::: Data extract :::
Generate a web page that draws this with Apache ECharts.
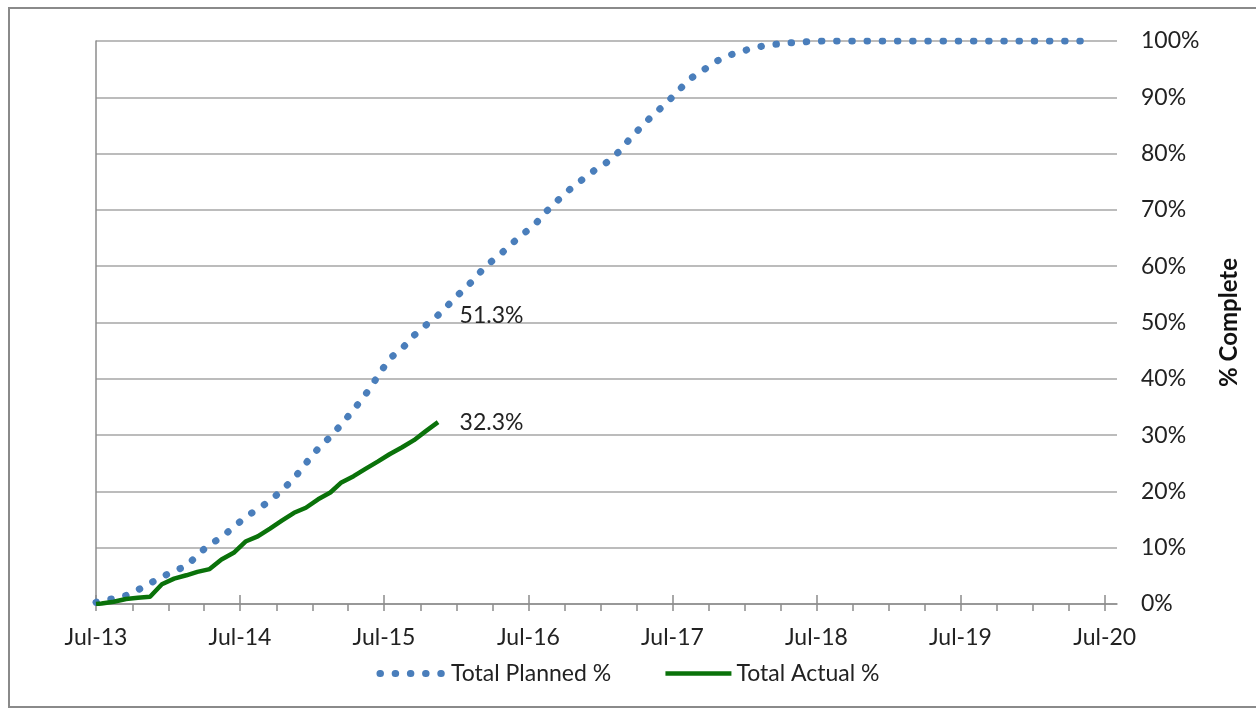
<!DOCTYPE html>
<html>
<head>
<meta charset="utf-8">
<script src="https://cdn.jsdelivr.net/npm/echarts@6.0.0/dist/echarts.min.js"></script>
<style>
  html, body { margin: 0; padding: 0; background: #fff; }
  #chart { width: 1256px; height: 709px; }
</style>
</head>
<body>
<div id="chart"></div>
<script>
// monthly readings (mid-month), first entry is the 1 Jul 2013 start
const plannedPct = [
  0.3, 0.6, 0.95, 1.5, 2.5, 3.7, 4.8, 5.9, 6.7, 8.7, 10.6, 11.8, 13.7, 15.4, 16.9, 18.3,
  20.2, 22.3, 25.0, 27.6, 29.7, 31.9, 34.5, 37.2, 40.4, 43.6, 45.3, 47.7, 49.5, 51.3,
  53.4, 55.6, 57.7, 60.1, 61.7, 63.7, 65.6, 67.2, 69.7, 71.8, 73.7, 75.4, 77.0, 78.4,
  80.3, 82.6, 84.9, 87.0, 88.9, 91.1, 93.3, 94.7, 96.2, 97.3, 98.0, 98.6, 99.1, 99.4,
  99.6, 99.8, 99.9,
  100, 100, 100, 100, 100, 100, 100, 100, 100, 100, 100, 100,
  100, 100, 100, 100, 100, 100, 100, 100, 100, 100, 100
]
const actualPct = [
  0, 0.1, 0.4, 0.9, 1.1, 1.3, 3.5, 4.5, 5.1, 5.7, 6.2, 7.9, 9.1, 11.1, 12.0, 13.4,
  14.8, 16.2, 17.1, 18.6, 19.8, 21.6, 22.7, 24.0, 25.3, 26.6, 27.8, 29.1, 30.7, 32.3
]
const seriesNames = ['Total Planned %', 'Total Actual %']
const plannedLabelIdx = 29

// dates: start of Jul-13, then the 15th of every month
const dates = [new Date(2013, 6, 1).getTime()]
for (let k = 0; k < plannedPct.length - 1; k++) dates.push(new Date(2013, 6 + k, 15).getTime())

const xMin = new Date(2013, 6, 1).getTime()
const xMax = new Date(2020, 7, 1).getTime()
const yearTicks = []
for (let y = 2013; y <= 2020; y++) yearTicks.push(new Date(y, 6, 1).getTime())
const quarterTicks = []
for (let q = 0; q <= 28; q++) quarterTicks.push(new Date(2013, 6 + q * 3, 1).getTime())

const FONT = 'Lato'
const TXT = '#222'
const GRID = '#a6a6a6'
const AXIS = '#8c8c8c'
const BLUE = '#4a7ebb'
const GREEN = '#0a720a'
const plannedLine = { color: BLUE, width: 7, type: [0.5, 14.7], cap: 'round' }
const actualLine = { color: GREEN, width: 4.5 }

// value label placed right of a point, via markPoint
function valueMark(x, v) {
  return {
    coord: [x, v],
    value: v,
    label: { show: true, position: 'right', distance: 21, formatter: v.toFixed(1) + '%', fontSize: 23, color: TXT, fontFamily: FONT }
  }
}
const markBase = { symbol: 'circle', symbolSize: 1, itemStyle: { color: 'transparent' }, silent: true }

const chart = echarts.init(document.getElementById('chart'))
chart.setOption({
  animation: false,
  textStyle: { fontFamily: FONT },
  grid: { left: 96, top: 41, right: 139, bottom: 105 },
  graphic: [{
    type: 'rect',
    shape: { x: 9, y: 8, width: 1262, height: 699 },
    style: { fill: 'none', stroke: '#8a8a8a', lineWidth: 2 },
    silent: true
  }],
  legend: {
    bottom: 19,
    left: 'center',
    itemWidth: 66,
    itemHeight: 14,
    itemGap: 52,
    itemStyle: { opacity: 0 },
    textStyle: { fontSize: 23, color: TXT, fontFamily: FONT },
    data: [
      { name: seriesNames[0], lineStyle: plannedLine },
      { name: seriesNames[1], lineStyle: actualLine }
    ]
  },
  xAxis: [{
    type: 'value',
    min: xMin,
    max: xMax,
    axisLine: { lineStyle: { color: AXIS, width: 1.5 } },
    axisTick: { show: true, customValues: quarterTicks, length: 7, lineStyle: { color: AXIS, width: 1.5 } },
    axisLabel: {
      customValues: yearTicks,
      margin: 22,
      fontSize: 23,
      color: TXT,
      fontFamily: FONT,
      formatter: (val) => 'Jul-' + String(new Date(val).getFullYear()).slice(2)
    },
    splitLine: { show: false }
  }, {
    type: 'value',
    min: xMin,
    max: xMax,
    position: 'bottom',
    axisLine: { show: false },
    axisTick: { show: true, inside: true, customValues: yearTicks, length: 9, lineStyle: { color: AXIS, width: 1.5 } },
    axisLabel: { show: false },
    splitLine: { show: false }
  }],
  yAxis: [{
    type: 'value',
    position: 'right',
    min: 0,
    max: 100,
    interval: 10,
    name: '% Complete',
    nameLocation: 'middle',
    nameRotate: 90,
    nameGap: 100,
    nameTextStyle: { fontSize: 24, fontWeight: 'bold', color: '#111', fontFamily: FONT },
    axisLine: { show: false },
    axisTick: { show: false },
    axisLabel: {
      margin: 24,
      fontSize: 23,
      color: TXT,
      fontFamily: FONT,
      formatter: (v) => v + '%'
    },
    splitLine: { lineStyle: { color: GRID, width: 1.5 } }
  }, {
    type: 'value',
    position: 'left',
    min: 0,
    max: 100,
    axisLine: { show: true, lineStyle: { color: AXIS, width: 1.5 } },
    axisTick: { show: false },
    axisLabel: { show: false },
    splitLine: { show: false }
  }],
  series: [{
    name: seriesNames[0],
    type: 'line',
    xAxisIndex: 0,
    yAxisIndex: 0,
    symbol: 'none',
    color: BLUE,
    lineStyle: plannedLine,
    data: plannedPct.map((v, i) => [dates[i], v]),
    markPoint: Object.assign({ data: [valueMark(dates[plannedLabelIdx], plannedPct[plannedLabelIdx])] }, markBase),
    z: 3
  }, {
    name: seriesNames[1],
    type: 'line',
    xAxisIndex: 0,
    yAxisIndex: 0,
    symbol: 'none',
    color: GREEN,
    lineStyle: actualLine,
    data: actualPct.map((v, i) => [dates[i], v]),
    markPoint: Object.assign({ data: [valueMark(dates[actualPct.length - 1], actualPct[actualPct.length - 1])] }, markBase),
    z: 4
  }]
})
</script>
</body>
</html>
:::
*Prompt*.
Copy every line of the data exactly as written, excluding the pictures.

*Written reply*.
Generate a web page that draws this with Apache ECharts.
<!DOCTYPE html>
<html>
<head>
<meta charset="utf-8">
<script src="https://cdn.jsdelivr.net/npm/echarts@6.0.0/dist/echarts.min.js"></script>
<style>
  html, body { margin: 0; padding: 0; background: #fff; }
  #chart { width: 1256px; height: 709px; }
</style>
</head>
<body>
<div id="chart"></div>
<script>
// monthly readings (mid-month), first entry is the 1 Jul 2013 start
const plannedPct = [
  0.3, 0.6, 0.95, 1.5, 2.5, 3.7, 4.8, 5.9, 6.7, 8.7, 10.6, 11.8, 13.7, 15.4, 16.9, 18.3,
  20.2, 22.3, 25.0, 27.6, 29.7, 31.9, 34.5, 37.2, 40.4, 43.6, 45.3, 47.7, 49.5, 51.3,
  53.4, 55.6, 57.7, 60.1, 61.7, 63.7, 65.6, 67.2, 69.7, 71.8, 73.7, 75.4, 77.0, 78.4,
  80.3, 82.6, 84.9, 87.0, 88.9, 91.1, 93.3, 94.7, 96.2, 97.3, 98.0, 98.6, 99.1, 99.4,
  99.6, 99.8, 99.9,
  100, 100, 100, 100, 100, 100, 100, 100, 100, 100, 100, 100,
  100, 100, 100, 100, 100, 100, 100, 100, 100, 100, 100
]
const actualPct = [
  0, 0.1, 0.4, 0.9, 1.1, 1.3, 3.5, 4.5, 5.1, 5.7, 6.2, 7.9, 9.1, 11.1, 12.0, 13.4,
  14.8, 16.2, 17.1, 18.6, 19.8, 21.6, 22.7, 24.0, 25.3, 26.6, 27.8, 29.1, 30.7, 32.3
]
const seriesNames = ['Total Planned %', 'Total Actual %']
const plannedLabelIdx = 29

// dates: start of Jul-13, then the 15th of every month
const dates = [new Date(2013, 6, 1).getTime()]
for (let k = 0; k < plannedPct.length - 1; k++) dates.push(new Date(2013, 6 + k, 15).getTime())

const xMin = new Date(2013, 6, 1).getTime()
const xMax = new Date(2020, 7, 1).getTime()
const yearTicks = []
for (let y = 2013; y <= 2020; y++) yearTicks.push(new Date(y, 6, 1).getTime())
const quarterTicks = []
for (let q = 0; q <= 28; q++) quarterTicks.push(new Date(2013, 6 + q * 3, 1).getTime())

const FONT = 'Lato'
const TXT = '#222'
const GRID = '#a6a6a6'
const AXIS = '#8c8c8c'
const BLUE = '#4a7ebb'
const GREEN = '#0a720a'
const plannedLine = { color: BLUE, width: 7, type: [0.5, 14.7], cap: 'round' }
const actualLine = { color: GREEN, width: 4.5 }

// value label placed right of a point, via markPoint
function valueMark(x, v) {
  return {
    coord: [x, v],
    value: v,
    label: { show: true, position: 'right', distance: 21, formatter: v.toFixed(1) + '%', fontSize: 23, color: TXT, fontFamily: FONT }
  }
}
const markBase = { symbol: 'circle', symbolSize: 1, itemStyle: { color: 'transparent' }, silent: true }

const chart = echarts.init(document.getElementById('chart'))
chart.setOption({
  animation: false,
  textStyle: { fontFamily: FONT },
  grid: { left: 96, top: 41, right: 139, bottom: 105 },
  graphic: [{
    type: 'rect',
    shape: { x: 9, y: 8, width: 1262, height: 699 },
    style: { fill: 'none', stroke: '#8a8a8a', lineWidth: 2 },
    silent: true
  }],
  legend: {
    bottom: 19,
    left: 'center',
    itemWidth: 66,
    itemHeight: 14,
    itemGap: 52,
    itemStyle: { opacity: 0 },
    textStyle: { fontSize: 23, color: TXT, fontFamily: FONT },
    data: [
      { name: seriesNames[0], lineStyle: plannedLine },
      { name: seriesNames[1], lineStyle: actualLine }
    ]
  },
  xAxis: [{
    type: 'value',
    min: xMin,
    max: xMax,
    axisLine: { lineStyle: { color: AXIS, width: 1.5 } },
    axisTick: { show: true, customValues: quarterTicks, length: 7, lineStyle: { color: AXIS, width: 1.5 } },
    axisLabel: {
      customValues: yearTicks,
      margin: 22,
      fontSize: 23,
      color: TXT,
      fontFamily: FONT,
      formatter: (val) => 'Jul-' + String(new Date(val).getFullYear()).slice(2)
    },
    splitLine: { show: false }
  }, {
    type: 'value',
    min: xMin,
    max: xMax,
    position: 'bottom',
    axisLine: { show: false },
    axisTick: { show: true, inside: true, customValues: yearTicks, length: 9, lineStyle: { color: AXIS, width: 1.5 } },
    axisLabel: { show: false },
    splitLine: { show: false }
  }],
  yAxis: [{
    type: 'value',
    position: 'right',
    min: 0,
    max: 100,
    interval: 10,
    name: '% Complete',
    nameLocation: 'middle',
    nameRotate: 90,
    nameGap: 100,
    nameTextStyle: { fontSize: 24, fontWeight: 'bold', color: '#111', fontFamily: FONT },
    axisLine: { show: false },
    axisTick: { show: false },
    axisLabel: {
      margin: 24,
      fontSize: 23,
      color: TXT,
      fontFamily: FONT,
      formatter: (v) => v + '%'
    },
    splitLine: { lineStyle: { color: GRID, width: 1.5 } }
  }, {
    type: 'value',
    position: 'left',
    min: 0,
    max: 100,
    axisLine: { show: true, lineStyle: { color: AXIS, width: 1.5 } },
    axisTick: { show: false },
    axisLabel: { show: false },
    splitLine: { show: false }
  }],
  series: [{
    name: seriesNames[0],
    type: 'line',
    xAxisIndex: 0,
    yAxisIndex: 0,
    symbol: 'none',
    color: BLUE,
    lineStyle: plannedLine,
    data: plannedPct.map((v, i) => [dates[i], v]),
    markPoint: Object.assign({ data: [valueMark(dates[plannedLabelIdx], plannedPct[plannedLabelIdx])] }, markBase),
    z: 3
  }, {
    name: seriesNames[1],
    type: 'line',
    xAxisIndex: 0,
    yAxisIndex: 0,
    symbol: 'none',
    color: GREEN,
    lineStyle: actualLine,
    data: actualPct.map((v, i) => [dates[i], v]),
    markPoint: Object.assign({ data: [valueMark(dates[actualPct.length - 1], actualPct[actualPct.length - 1])] }, markBase),
    z: 4
  }]
})
</script>
</body>
</html>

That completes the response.